5a. vectorizer.py

vectorizer.py → formerly embed_utils.py

vectorizer.py

Breakdown

Utility module for embedding text chunks and performing semantic search using sentence-transformers. Useful for lightweight embedding workflows and non-LangChain RAG pipelines.

1. get_model()

def get_model(model_name: str = "all-MiniLM-L6-v2") -> SentenceTransformer:

Component	Description
Purpose	Loads and caches the model globally to avoid reloading
Default Model	all-MiniLM-L6-v2 (compact, fast, general-purpose)
Optimization	Uses global _model object to implement a singleton pattern

Ideal for reuse across multiple embedding calls without overhead.

2. embed_chunks()

def embed_chunks(chunks: List[str], model_name: str = "all-MiniLM-L6-v2") -> np.ndarray:

Component	Description
Purpose	Converts a list of text chunks into vector embeddings
Input	List[str] — text chunks
Output	np.ndarray — dense vector embeddings
Model Used	Cached SentenceTransformer instance

Useful for standalone scripts, batch embedding, or interactive querying.
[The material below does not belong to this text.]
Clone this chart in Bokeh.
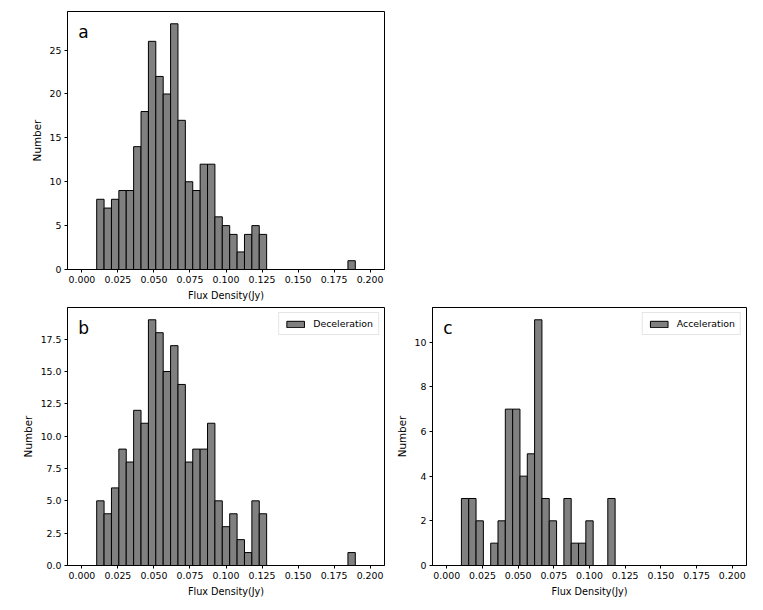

3. search_similar_chunks()

def search_similar_chunks(
    query: str,
    chunk_embeddings: np.ndarray,
    chunks: List[str],
    top_k: int = 3,
    return_scores: bool = False,
    model_name: str = "all-MiniLM-L6-v2"
) -> Union[List[str], List[Tuple[str, float]]]:

Component	Description
Purpose	Finds the top-k most semantically similar chunks to a query
Method	Cosine similarity via numpy dot product
Return Value	List of matching chunks or (chunk, score) pairs
Fallback	Returns empty list if similarity fails

Lightweight vector search alternative if Chroma is not used.

4. save_embeddings()and load_embeddings()

def save_embeddings(path: str, chunks: List[str], embeddings: np.ndarray)
def load_embeddings(path: str) -> Tuple[List[str], np.ndarray]

Function	Description
save_embeddings()	Saves chunk texts and embeddings as .npz
load_embeddings()	Reloads previously saved chunks and embeddings
Format	Uses numpy.savez and numpy.load
Use Case	For avoiding recomputation in pipelines or cold starts

Summary Table

Function	Role
get_model()	Load and cache embedding model
embed_chunks()	Convert chunks to dense vectors
search_similar_chunks()	Retrieve top-k relevant chunks
save_embeddings()	Save chunks and vectors to disk
load_embeddings()	Reload from saved vector file